We decided not to bring an old bedroom set that we'd had since 1970. It was good quality, and it had lived a long life. For us, it was time to let go. An older sofa did not make the cut, because I was tired of it. I decided to keep virtually all the art I had bought on trips, but I find that I will probably not have the wall space to hang all of it. I elected to donate pieces of stoneware my mom had bought, because I don't use it, and don't want to collect it. I kept a few pieces I like. All the family stuff was packed professionally, and I hope it makes it here undamaged.

I pitched out quite a few Christmas ornaments, and all our our tree and exterior lights. Those are fairly easy to replace, and a lot of it was old. I donated about 1/2 of my books, on the theory that I won't have nearly as much bookshelf space at my new digs, and it turns out that I was correct. I have a weakness for hand thrown pottery. It is probably the only thing I have collected for all of my married life. I don't have an extensive collection, but I do have a several nice pieces. I had it all packed. There is not one piece I did not want. I could remember every purchase.

I'd recommend keeping all or most of the family pieces, especially if they are not unusually heavy. If your things are, say, mostly heavy Victorian antiques, then whether you can afford to have them properly packed and shipped is probably going to be the deciding factor in choosing what to keep. If what you are having trouble parting with is an extensive collection of things that don't each have a high intrinsic value, then I'd consider keeping a few pieces, and donating or selling the rest.

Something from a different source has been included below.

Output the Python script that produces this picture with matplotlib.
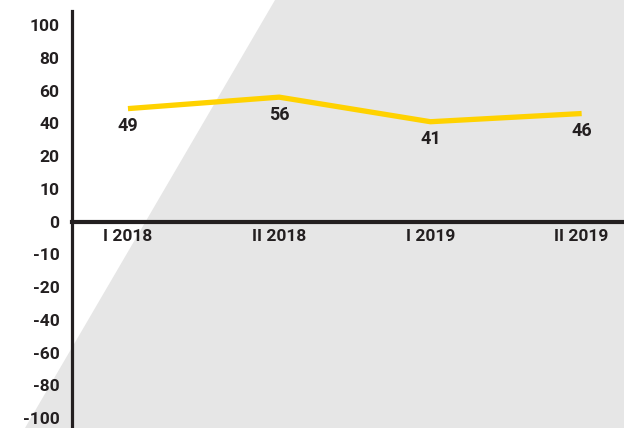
import numpy as np
import matplotlib
matplotlib.use("Agg")
import matplotlib.pyplot as plt
from matplotlib.patches import Polygon

# ---- data ----
categories = ["I 2018", "II 2018", "I 2019", "II 2019"]
values = [49, 56, 41, 46]
y_ticks = [100, 80, 60, 40, 20, 10, 0, -10, -20, -40, -60, -80, -100]
y_tick_labels = ["100", "80", "60", "40", "20", "10", "0", "-10", "-20", "-40", "-60", "-80", "-100"]

# ---- styles ----
dark = "#231f20"
gold = "#ffd200"
grey = "#e6e6e6"
font = "Roboto"

W, H = 624, 428
fig = plt.figure(figsize=(W / 100, H / 100), dpi=100, facecolor="white")

# background grey wedge in a background axes
bg = fig.add_axes([0, 0, 1, 1], zorder=-1)
bg.set_axis_off()
bg.set_xlim(0, 1)
bg.set_ylim(0, 1)
bg.add_patch(Polygon([(275 / W, 1), (1, 1), (1, 0), (25 / W, 0)], closed=True,
                     facecolor=grey, edgecolor="none"))

ax = fig.add_axes([72 / W, 0, 1 - 72 / W, 1 - 11 / H])
ax.set_facecolor("none")

# evenly spaced, non-linear y scale
asc = np.array(sorted(y_ticks), dtype=float)
pos = np.arange(len(asc), dtype=float)

def fwd(v):
    v = np.asarray(v, dtype=float)
    lo = np.interp(v, asc, pos)
    lo = np.where(v > asc[-1], pos[-1] + (v - asc[-1]) / 20.0, lo)
    lo = np.where(v < asc[0], pos[0] + (v - asc[0]) / 20.0, lo)
    return lo

def inv(p):
    p = np.asarray(p, dtype=float)
    v = np.interp(p, pos, asc)
    v = np.where(p > pos[-1], asc[-1] + (p - pos[-1]) * 20.0, v)
    v = np.where(p < pos[0], asc[0] + (p - pos[0]) * 20.0, v)
    return v

ax.set_yscale("function", functions=(fwd, inv))
ax.set_ylim(inv(-0.3), inv(12.43))

ax.spines["top"].set_visible(False)
ax.spines["right"].set_visible(False)
ax.spines["bottom"].set_position(("data", 0))
ax.spines["bottom"].set_linewidth(3)
ax.spines["bottom"].set_color(dark)
ax.spines["left"].set_linewidth(2.3)
ax.spines["left"].set_color(dark)

x = np.arange(len(categories))
ax.plot(x, values, color=gold, lw=3.8, solid_capstyle="butt", zorder=3)
for xi, v in zip(x, values):
    ax.annotate(str(v), (xi, v), xytext=(0, -12.5), textcoords="offset points",
                ha="center", va="center", fontsize=13, fontweight="bold",
                color=dark, family=font)

ax.set_xlim(-0.37, 3.28)
ax.set_xticks(x, labels=categories)
ax.set_yticks(y_ticks, labels=y_tick_labels)

for lab in ax.get_xticklabels() + ax.get_yticklabels():
    lab.set_fontfamily(font)
    lab.set_fontweight("bold")
    lab.set_fontsize(12.5)
    lab.set_color(dark)

ax.tick_params(axis="both", length=0)
ax.tick_params(axis="y", pad=9)
ax.tick_params(axis="x", pad=5)

fig.savefig("out.png", dpi=100, facecolor="white")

If cost is the main factor you are dealing with, then you'll have to decide what you must have, what you value the most, and what you can live without. I'd keep the things you value, whether they are intrinsically valuable, but resign yourself to "downsizing" in other respects. We all have to make choices from time to time.

I gave a few things to friends as remembrances, and I was surprised at how positive the reactions were. I was a little worried they would think I was just trying to palm stuff on them, but they seemed genuinely appreciative. I selected the items especially for them. It was a positive experience. I recommend doing this.

If you are having trouble dealing with making choices, finding yourself unable to decide whether to keep even mundane items others are urging you to discard, then I'd recommend asking for help from someone you trust absolutely to assist you in thinking about this. How you think about what you are doing makes all the difference in how you take/don't take action in this regard.

Good luck to you.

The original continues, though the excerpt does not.